Hilde Elbers laat publiek en performers zweven in een voelbare, donkere stilte****
Het is alsof we wachten op het begin van een rockconcert, vrijdagavond in het Arnhemse Theater aan de Rijn. We zitten niet, maar staan rond een verhoogd podium in het midden van het zaaltje, met daarop een blauwe schijnwerper, een rookmachine en een elektrische gitaar. De tribune is met zwarte gordijnen onzichtbaar gemaakt en in de hoek worden lp’s en T-shirts met ‘Hell Yeah’ erop verkocht. Punk van de Britse bands Idles en Shame klinkt uit de speakers. Je hoeft er alleen nog de geur van verschaald bier en sigaretten bij te denken om je voor te stellen dat je in een alternatief concertzaaltje staat.
Dan klinkt een harde elektronische beat, twee maten herhalen zich eindeloos terwijl de vier dansers een voor een het podium op komen. Hun outfits zijn grungy: leren jacks, tijgerprint, zwart gaas en legerkisten. Uit heen en weer lopen ontstaat langzaam een choreografie van headbangen, het hoofd weer omhoog zwiepen en stampen. Vier paar Dr. Martens raken de grond perfect getimed en creëren zo spannende ritmes. Een grappige vondst, die doet denken aan tapdans of clogging.
Het patroon van bewegingen duurt voort. Een bootcamp voor rocksterren, lijkt het, of een kijkje in een subcultuur met strenge ongeschreven regels: deze muziek moet je luisteren, zó moet je je daarop bewegen en waag het niet om uit de pas te lopen. Wat er gebeurt als je wel losbreekt van de groep, zien we wanneer een van de dansers de gitaar pakt om een lieflijk rifje te spelen. Een verlengsnoerachtig touw wordt rond zijn schouder gehangen, waarmee danseres Malika Berney hem in de rondte slingert en tegen de grond trekt. Keer op keer gaat hij neer, met harde klappen die je ineen doen krimpen. De choreografie van dansgezelschap Neon is weinig zachtzinnig. Energie en kracht straalt hij uit; vol ertegenaan gaan tot je erbij neervalt.

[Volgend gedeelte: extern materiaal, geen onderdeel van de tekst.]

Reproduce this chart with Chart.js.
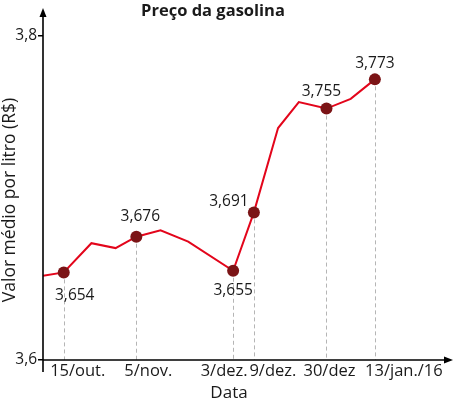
<!DOCTYPE html>
<html>
<head>
<meta charset="utf-8">
<title>Preço da gasolina</title>
<script src="https://cdn.jsdelivr.net/npm/chart.js@4.4.0/dist/chart.umd.min.js"></script>
<style>
  html, body { margin: 0; padding: 0; background: #fff; }
</style>
</head>
<body>
<canvas id="myChart" width="459" height="405"></canvas>
<script>
/* data - x is days counted from 15/out. */
const days = [-6, 0, 8, 15, 21, 28, 36, 49, 55, 62, 68, 76, 83, 90];
const prices = [3.652, 3.654, 3.672, 3.669, 3.676, 3.680, 3.673, 3.655, 3.691, 3.743, 3.759, 3.755, 3.761, 3.773];
const tickDays = [0, 21, 49, 55, 76, 90];
const tickLabels = ['15/out.', '5/nov.', '3/dez.', '9/dez.', '30/dez', '13/jan./16'];
const yTicks = [3.6, 3.8];

/* style - label nudges in px */
const tickNudge = [14, 12, -9, 19, 3, 29];
const valueLabelOffset = [[11, 23], [4, -20], [0, 20], [-25, -11], [-5, -17], [0, -16]];

const fontFamily = '"Open Sans", "Noto Sans", sans-serif';
const textColor = '#1a1a1a';

function comma(v, n) {
    return v.toFixed(n).replace('.', ',');
}

/*guides, axes, labels*/
const extras = {
    id: 'extras',
    beforeDatasetsDraw(chart) {
        const { ctx, scales: { x, y } } = chart;
        ctx.save();
        ctx.strokeStyle = '#b5b5b5';
        ctx.lineWidth = 1;
        ctx.setLineDash([4, 3]);
        tickDays.forEach(function(d) {
            const i = days.indexOf(d);
            const px = Math.round(x.getPixelForValue(d)) + 0.5;
            ctx.beginPath();
            ctx.moveTo(px, y.getPixelForValue(prices[i]));
            ctx.lineTo(px, y.bottom);
            ctx.stroke();
        });
        ctx.restore();
    },
    afterDraw(chart) {
        const { ctx, chartArea: area, scales: { x, y } } = chart;
        ctx.save();

        // axes with arrows
        ctx.strokeStyle = '#000';
        ctx.fillStyle = '#000';
        ctx.lineWidth = 1.6;
        ctx.beginPath();
        ctx.moveTo(area.left, area.top + 4);
        ctx.lineTo(area.left, area.bottom + 12);
        ctx.moveTo(area.left, area.bottom);
        ctx.lineTo(area.right - 4, area.bottom);
        ctx.stroke();

        ctx.beginPath();
        ctx.moveTo(area.left, area.top);
        ctx.lineTo(area.left - 3.5, area.top + 9);
        ctx.lineTo(area.left + 3.5, area.top + 9);
        ctx.closePath();
        ctx.fill();
        ctx.beginPath();
        ctx.moveTo(area.right, area.bottom);
        ctx.lineTo(area.right - 9, area.bottom - 3.5);
        ctx.lineTo(area.right - 9, area.bottom + 3.5);
        ctx.closePath();
        ctx.fill();

        ctx.fillStyle = textColor;
        ctx.textAlign = 'center';
        ctx.textBaseline = 'middle';

        // x tick labels
        ctx.font = '16.5px ' + fontFamily;
        tickDays.forEach(function(d, i) {
            ctx.fillText(tickLabels[i], x.getPixelForValue(d) + tickNudge[i], area.bottom + 11);
        });

        // value labels
        ctx.font = '15.5px ' + fontFamily;
        tickDays.forEach(function(d, i) {
            const k = days.indexOf(d);
            const off = valueLabelOffset[i];
            ctx.fillText(comma(prices[k], 3), x.getPixelForValue(d) + off[0], y.getPixelForValue(prices[k]) + off[1]);
        });

        // titles
        ctx.font = '17px ' + fontFamily;
        ctx.fillText('Data', 229, 393);
        ctx.save();
        ctx.translate(10, 200);
        ctx.rotate(-Math.PI / 2);
        ctx.font = '17.5px ' + fontFamily;
        ctx.fillText('Valor médio por litro (R$)', 0, 0);
        ctx.restore();

        ctx.font = 'bold 16.5px ' + fontFamily;
        ctx.fillText('Preço da gasolina', 213, 11);

        ctx.restore();
    }
};

var ctx = document.getElementById('myChart').getContext('2d');

var chart = new Chart(ctx, {
    type: 'line',
    data: {
        datasets: [{
            label: 'Preço',
            data: days.map(function(d, i) { return { x: d, y: prices[i] }; }),
            borderColor: '#e3051b',
            borderWidth: 2,
            tension: 0,
            pointRadius: function(c) { return tickDays.includes(days[c.dataIndex]) ? 6 : 0; },
            pointHoverRadius: function(c) { return tickDays.includes(days[c.dataIndex]) ? 6 : 0; },
            pointBackgroundColor: '#7b1416',
            pointBorderColor: '#7b1416',
            pointBorderWidth: 0,
        }]
    },
    options: {
        responsive: false,
        animation: false,
        layout: { padding: { top: 8, right: 2, left: 0, bottom: 0 } },
        plugins: {
            legend: { display: false },
            tooltip: { enabled: false },
        },
        scales: {
            x: {
                type: 'linear',
                min: -6,
                max: 112.6,
                ticks: { display: false },
                grid: { display: false },
                border: { display: false },
                afterFit: function(s) { s.height = 45; },
            },
            y: {
                min: 3.6,
                max: 3.817,
                afterBuildTicks: function(s) { s.ticks = yTicks.map(function(v) { return { value: v }; }); },
                ticks: {
                    callback: function(v) { return comma(v, 1); },
                    font: { family: fontFamily, size: 15.5 },
                    color: textColor,
                    padding: 1,
                },
                grid: { drawOnChartArea: false, tickLength: 5, color: '#000', lineWidth: 1.5 },
                border: { display: false },
                afterFit: function(s) { s.width = 43; s.paddingTop = 0; s.paddingBottom = 0; },
            }
        }
    },
    plugins: [extras]
});
</script>
</body>
</html>
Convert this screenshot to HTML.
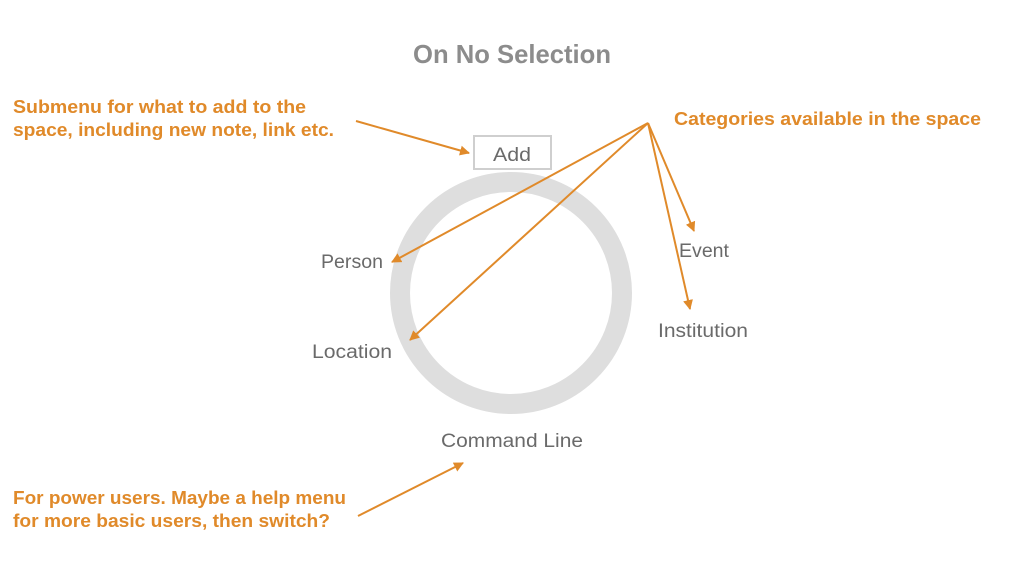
<!DOCTYPE html>
<html><head><meta charset="utf-8"><style>
html,body{margin:0;padding:0;background:#fff;}
svg{display:block;}
</style></head><body>
<svg width="1024" height="576" viewBox="0 0 1024 576" xmlns="http://www.w3.org/2000/svg">
<defs>
<marker id="ah" markerWidth="10" markerHeight="10" refX="9" refY="5" orient="auto" markerUnits="userSpaceOnUse">
<path d="M0,0 L10,5 L0,10 z" fill="#e08a2a"/>
</marker>
</defs>
<rect width="1024" height="576" fill="#fff"/>
<text x="413" y="63" textLength="198" lengthAdjust="spacingAndGlyphs" font-family="Liberation Sans, sans-serif" font-weight="bold" font-size="26" fill="#8c8c8c">On No Selection</text>
<circle cx="511" cy="293" r="111" fill="none" stroke="#dedede" stroke-width="20"/>
<rect x="474" y="136" width="77" height="33" fill="none" stroke="#cfcfcf" stroke-width="2"/>
<g font-family="Liberation Sans, sans-serif" font-size="19" fill="#6a6a6a" lengthAdjust="spacingAndGlyphs">
<text x="493" y="161" textLength="38" lengthAdjust="spacingAndGlyphs">Add</text>
<text x="321" y="268" textLength="62" lengthAdjust="spacingAndGlyphs">Person</text>
<text x="312" y="358" textLength="80" lengthAdjust="spacingAndGlyphs">Location</text>
<text x="679" y="257" textLength="50" lengthAdjust="spacingAndGlyphs">Event</text>
<text x="658" y="337" textLength="90" lengthAdjust="spacingAndGlyphs">Institution</text>
<text x="441" y="447" textLength="142" lengthAdjust="spacingAndGlyphs">Command Line</text>
</g>
<g font-family="Liberation Sans, sans-serif" font-size="18" font-weight="bold" fill="#e08a2a">
<text x="13" y="113" textLength="293" lengthAdjust="spacingAndGlyphs">Submenu for what to add to the</text>
<text x="13" y="136" textLength="321" lengthAdjust="spacingAndGlyphs">space, including new note, link etc.</text>
<text x="674" y="125" textLength="307" lengthAdjust="spacingAndGlyphs">Categories available in the space</text>
<text x="13" y="504" textLength="333" lengthAdjust="spacingAndGlyphs">For power users. Maybe a help menu</text>
<text x="13" y="527" textLength="317" lengthAdjust="spacingAndGlyphs">for more basic users, then switch?</text>
</g>
<g stroke="#e08a2a" stroke-width="2" fill="none" marker-end="url(#ah)">
<line x1="356" y1="121" x2="469" y2="153"/>
<line x1="648" y1="123" x2="392" y2="262"/>
<line x1="648" y1="123" x2="410" y2="340"/>
<line x1="648" y1="123" x2="694" y2="231"/>
<line x1="648" y1="123" x2="690" y2="309"/>
<line x1="358" y1="516" x2="463" y2="463"/>
</g>
</svg>
</body></html>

Ook de extase die je kunt ervaren wanneer je opgaat in een groep is te voelen. In een knap uitgevoerde slowmotiondans met zwaaiende armen, vuisten in de lucht en vertrokken gezichten herken je het gevoel van eenheid en euforie dat muziek kan geven. In de massa staand, luisterend naar een band of dj kun je buiten jezelf treden en lijkt er niets meer te bestaan buiten dat ene moment.
De drang om erbij te horen wordt in Hell Yeah mooi verbeeldt. De scène waarin de dansers zich over elkaar heen klimmend voortbewegen en intussen met een doodse blik poëzie voordragen is grappig. Vooral omdat wie beter luistert, hoort dat de tekst een en al bestaat uit songtitels uit de rock en metal (‘My Generation’, ‘Run to the Hills’, ‘Master of Puppets’ ‘School’s Out’, ‘Alive’). Neon roept hiermee vragen op als: wanneer is iets nog zelfexpressie, en wanneer wordt het slechts hersenloos herkauwen van de popculturele referenties die ons beïnvloeden?
Leuk is ook de terugkerende zang van Leon Emil Franzke. Op een manier die aan Rammstein doet denken zingt hij een Duitse tekst, die bij nader onderzoek uit een gedicht van de mystieke dichter Rainer Maria Rilke blijkt te komen. Mooi duister en mysterieus klinken de strofes over zwarte bomen en naar buiten treden uit je huis wel, maar de dansgroep moet waken voor té veel verschillende culturele verwijzingen. Als danseres Sara Miguelote vastgebonden aan een touw citaten uit een interview met jazz-zangeres Nina Simone voordraagt over hoe het voelt om vrij te zijn, begrijp je ergens wel dat die boodschap bij de thema’s van het stuk past. Toch vraag je je ook af of uitspraken die betrekking hebben op de Amerikaanse burgerrechtenbeweging van de jaren vijftig en zestig hier wel helemaal op hun plaats zijn.
Op zijn best is Hell Yeah als de dans voor zichzelf mag spreken. Dan zien we een pulserende, opzwepende en hypnotiserende choreografie. Bijkomend voordeel van een staand publiek: in plaats van een staande, krijg je meteen een springende ovatie.